• Description of the task
Extract each line from the entries below that has the string "draw" in it.

(Records from a data source)
↓
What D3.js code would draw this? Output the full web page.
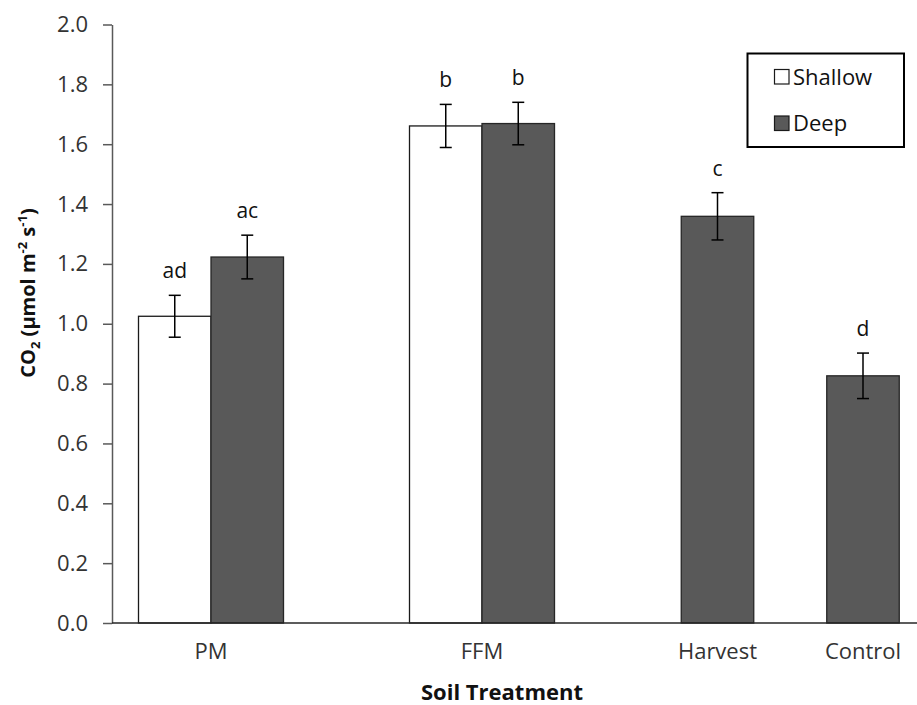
<!DOCTYPE html>
<html>
<head>
<meta charset="utf-8">
<script src="https://cdn.jsdelivr.net/npm/d3@7"></script>
<style>
  body { margin: 0; background: #fff; }
  svg { display: block; font-family: "Open Sans", Lato, sans-serif; }
</style>
</head>
<body>
<svg id="chart" width="917" height="705"></svg>
<script>
// Soil CO2 efflux by treatment and depth
const categories = ["PM", "FFM", "Harvest", "Control"];
const seriesNames = ["Shallow", "Deep"];
const shallowMean = [1.025, 1.661, null, null];
const shallowErr  = [0.070, 0.072, null, null];
const deepMean    = [1.223, 1.669, 1.359, 0.826];
const deepErr     = [0.073, 0.071, 0.079, 0.076];
const shallowLetters = ["ad", "b", null, null];
const deepLetters    = ["ac", "b", "c", "d"];
const yTicks = [0, 0.2, 0.4, 0.6, 0.8, 1.0, 1.2, 1.4, 1.6, 1.8, 2.0];

const svg = d3.select("#chart");
const axisX0 = 112, axisX1 = 917;
const barW = 72.5;
const FONT = "'Open Sans', Lato, sans-serif";

const y = d3.scaleLinear().domain([0, 2]).range([623, 24.5]);
// category centres along the baseline
const xc = d3.scaleOrdinal().domain(categories).range([211, 482, 717.5, 863]);
const fillOf = d3.scaleOrdinal().domain(seriesNames).range(["#ffffff", "#595959"]);

// build bar records
const bars = [];
categories.forEach((c, i) => {
  const hasShallow = shallowMean[i] != null;
  if (hasShallow) {
    bars.push({ cat: c, s: "Shallow", v: shallowMean[i], e: shallowErr[i], lab: shallowLetters[i], x0: xc(c) - barW });
    bars.push({ cat: c, s: "Deep", v: deepMean[i], e: deepErr[i], lab: deepLetters[i], x0: xc(c) });
  } else {
    bars.push({ cat: c, s: "Deep", v: deepMean[i], e: deepErr[i], lab: deepLetters[i], x0: xc(c) - barW / 2 });
  }
});

// bars
svg.append("g").selectAll("rect").data(bars).join("rect")
  .attr("x", d => d.x0)
  .attr("y", d => y(d.v))
  .attr("width", barW)
  .attr("height", d => y(0) - y(d.v))
  .attr("fill", d => fillOf(d.s))
  .attr("stroke", d => d.s === "Shallow" ? "#1a1a1a" : "#262626")
  .attr("stroke-width", 1.3);

// error bars
const eg = svg.append("g").attr("stroke", "#000").attr("stroke-width", 1.5);
bars.forEach(d => {
  const cx = d.x0 + barW / 2;
  eg.append("line").attr("x1", cx).attr("x2", cx).attr("y1", y(d.v + d.e)).attr("y2", y(d.v - d.e));
  eg.append("line").attr("x1", cx - 6).attr("x2", cx + 6).attr("y1", y(d.v + d.e)).attr("y2", y(d.v + d.e));
  eg.append("line").attr("x1", cx - 6).attr("x2", cx + 6).attr("y1", y(d.v - d.e)).attr("y2", y(d.v - d.e));
});

// significance letters
svg.append("g").selectAll("text").data(bars.filter(d => d.lab)).join("text")
  .attr("x", d => d.x0 + barW / 2)
  .attr("y", d => y(d.v + d.e) - 17)
  .attr("text-anchor", "middle")
  .attr("font-size", 21)
  .attr("fill", "#111")
  .text(d => d.lab);

// y axis
const yAxis = d3.axisLeft(y).tickValues(yTicks).tickFormat(d3.format(".1f"))
  .tickSizeInner(9).tickSizeOuter(0).tickPadding(15);
const ya = svg.append("g").attr("transform", `translate(${axisX0},0)`).call(yAxis);
ya.select(".domain").attr("stroke", "#595959").attr("stroke-width", 1.5);
ya.selectAll(".tick line").attr("stroke", "#595959").attr("stroke-width", 1.5);
ya.selectAll(".tick text").attr("font-size", 22).attr("fill", "#333")
  .attr("font-family", FONT);

// baseline
svg.append("line").attr("x1", axisX0).attr("x2", axisX1).attr("y1", y(0)).attr("y2", y(0))
  .attr("stroke", "#262626").attr("stroke-width", 1.5);

// category labels
svg.append("g").selectAll("text").data(categories).join("text")
  .attr("x", d => xc(d))
  .attr("y", 659)
  .attr("text-anchor", "middle")
  .attr("font-size", 22)
  .attr("fill", "#333")
  .text(d => d);

// axis titles
svg.append("text").attr("x", 502).attr("y", 700).attr("text-anchor", "middle")
  .attr("font-size", 22).attr("font-weight", "bold").attr("fill", "#111")
  .text("Soil Treatment");

const yt = svg.append("text").attr("transform", "translate(35,293) rotate(-90)")
  .attr("text-anchor", "middle").attr("font-size", 20).attr("font-weight", "bold").attr("fill", "#111");
yt.append("tspan").text("CO");
yt.append("tspan").attr("font-size", 13).attr("dy", 5).text("2");
yt.append("tspan").attr("dy", -5).text(" (µmol m");
yt.append("tspan").attr("font-size", 13).attr("dy", -8).text("-2");
yt.append("tspan").attr("dy", 8).text(" s");
yt.append("tspan").attr("font-size", 13).attr("dy", -8).text("-1");
yt.append("tspan").attr("dy", 8).text(")");

// legend
const lg = svg.append("g");
lg.append("rect").attr("x", 747.5).attr("y", 53.5).attr("width", 156.5).attr("height", 93.5)
  .attr("fill", "#fff").attr("stroke", "#000").attr("stroke-width", 2);
seriesNames.forEach((s, i) => {
  const yy = 69.5 + i * 46.5;
  lg.append("rect").attr("x", 774.5).attr("y", yy).attr("width", 14.5).attr("height", 14.5)
    .attr("fill", fillOf(s)).attr("stroke", "#1a1a1a").attr("stroke-width", 1.2);
  lg.append("text").attr("x", 793).attr("y", yy + 15).attr("font-size", 22).attr("fill", "#111").text(s);
});
</script>
</body>
</html>
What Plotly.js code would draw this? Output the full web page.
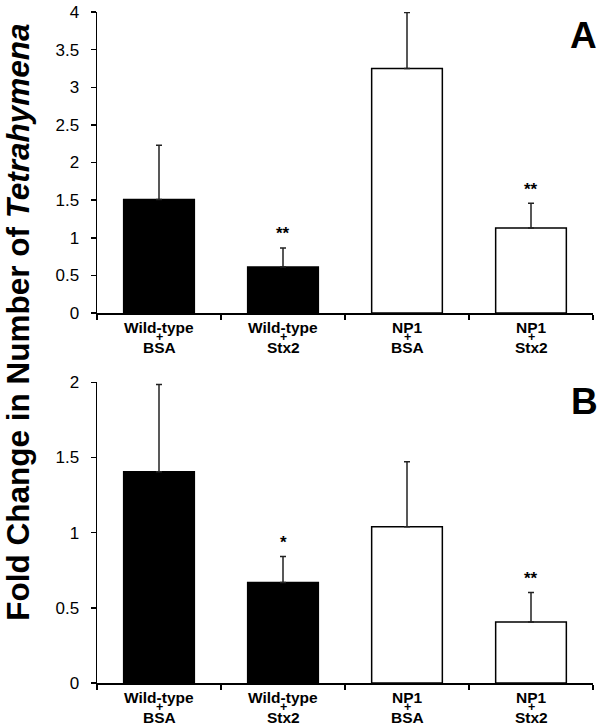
<!DOCTYPE html>
<html>
<head>
<meta charset="utf-8">
<script src="https://cdn.plot.ly/plotly-3.0.1.min.js"></script>
<style>html,body{margin:0;padding:0;background:#fff;}#chart{width:600px;height:726px;}</style>
</head>
<body>
<div id="chart"></div>
<script>
// ---- data ----
var strains = ['Wild-type', 'Wild-type', 'NP1', 'NP1'];
var treatments = ['BSA', 'Stx2', 'BSA', 'Stx2'];
var categories = ['Wild-type + BSA', 'Wild-type + Stx2', 'NP1 + BSA', 'NP1 + Stx2'];
var meanA = [1.51, 0.61, 3.25, 1.13];
var errA = [0.72, 0.255, 0.745, 0.33];
var sigA = ['', '**', '', '**'];
var meanB = [1.405, 0.668, 1.04, 0.405];
var errB = [0.58, 0.173, 0.432, 0.197];
var sigB = ['', '*', '', '**'];
var barFill = ['#000000', '#000000', '#ffffff', '#ffffff'];
var yTitle = 'Fold Change in Number of <i>Tetrahymena</i>';
var panelLabels = ['A', 'B'];

var FONT = 'Liberation Sans, Arial, sans-serif';

function barTrace(vals, errs, xa, ya) {
  return {
    type: 'bar', x: categories, y: vals, xaxis: xa, yaxis: ya,
    width: 0.57,
    marker: {color: barFill, line: {color: '#000', width: 1.5}},
    error_y: {type: 'data', symmetric: false, array: errs,
              arrayminus: errs.map(function(){return 0;}),
              color: '#222', thickness: 1.5, width: 3},
    showlegend: false, hoverinfo: 'skip'
  };
}

var data = [barTrace(meanA, errA, 'x', 'y'), barTrace(meanB, errB, 'x2', 'y2')];

var annotations = [];
function addLabels(xr, yr) {
  for (var i = 0; i < categories.length; i++) {
    annotations.push({x: categories[i], y: 0, xref: xr, yref: yr, text: '<b>' + strains[i] + '</b>',
      showarrow: false, yanchor: 'middle', yshift: -14, borderpad: 0,
      font: {family: FONT, size: 15.5, color: '#000'}});
    annotations.push({x: categories[i], y: 0, xref: xr, yref: yr, text: '<b>+</b>',
      showarrow: false, yanchor: 'middle', yshift: -23.5, borderpad: 0,
      font: {family: FONT, size: 12.5, color: '#000'}});
    annotations.push({x: categories[i], y: 0, xref: xr, yref: yr, text: '<b>' + treatments[i] + '</b>',
      showarrow: false, yanchor: 'middle', yshift: -34, borderpad: 0,
      font: {family: FONT, size: 15.5, color: '#000'}});
  }
}
function addStars(vals, errs, sig, xr, yr) {
  for (var i = 0; i < categories.length; i++) {
    if (!sig[i]) continue;
    annotations.push({x: categories[i], y: vals[i] + errs[i], xref: xr, yref: yr, text: '<b>' + sig[i] + '</b>',
      showarrow: false, yanchor: 'middle', yshift: 14, font: {family: FONT, size: 17, color: '#000'}});
  }
}
addLabels('x', 'y');
addLabels('x2', 'y2');
addStars(meanA, errA, sigA, 'x', 'y');
addStars(meanB, errB, sigB, 'x2', 'y2');

annotations.push({x: -0.159, y: 0.537, xref: 'paper', yref: 'paper', text: '<b>' + yTitle + '</b>',
  textangle: -90, showarrow: false, xanchor: 'center', yanchor: 'middle',
  font: {family: FONT, size: 31.5, color: '#000'}});
annotations.push({x: 0.98, y: 0.965, xref: 'paper', yref: 'paper', text: '<b>' + panelLabels[0] + '</b>',
  showarrow: false, xanchor: 'center', yanchor: 'middle', font: {family: FONT, size: 37, color: '#000'}});
annotations.push({x: 0.983, y: 0.4195, xref: 'paper', yref: 'paper', text: '<b>' + panelLabels[1] + '</b>',
  showarrow: false, xanchor: 'center', yanchor: 'middle', font: {family: FONT, size: 37, color: '#000'}});

function xAxis(anchor) {
  return {anchor: anchor, domain: [0, 1], type: 'category', range: [-0.5, 3.5],
    showline: true, linecolor: '#000', linewidth: 1.5, ticks: 'outside', tickson: 'boundaries',
    ticklen: 5, tickwidth: 1.5, tickcolor: '#000', showticklabels: false,
    showgrid: false, zeroline: false, fixedrange: true};
}
function yAxis(anchor, dom, rng) {
  return {anchor: anchor, domain: dom, range: rng, dtick: 0.5, tick0: 0,
    showline: true, linecolor: '#000', linewidth: 1.5, ticks: 'outside', ticklen: 5,
    tickwidth: 1.5, tickcolor: '#000', ticklabelstandoff: 8,
    tickfont: {family: FONT, size: 17, color: '#000'},
    showgrid: false, zeroline: false, fixedrange: true};
}

var layout = {
  width: 600, height: 726,
  margin: {l: 97, r: 7, t: 12, b: 43},
  paper_bgcolor: '#fff', plot_bgcolor: '#fff',
  xaxis: xAxis('y'), yaxis: yAxis('x', [0.5514, 1], [0, 4]),
  xaxis2: xAxis('y2'), yaxis2: yAxis('x2', [0, 0.4481], [0, 2]),
  annotations: annotations,
  showlegend: false
};

Plotly.newPlot('chart', data, layout, {displayModeBar: false, staticPlot: true});
</script>
</body>
</html>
↑
• Written solution
What D3.js code would draw this? Output the full web page.
What Plotly.js code would draw this? Output the full web page.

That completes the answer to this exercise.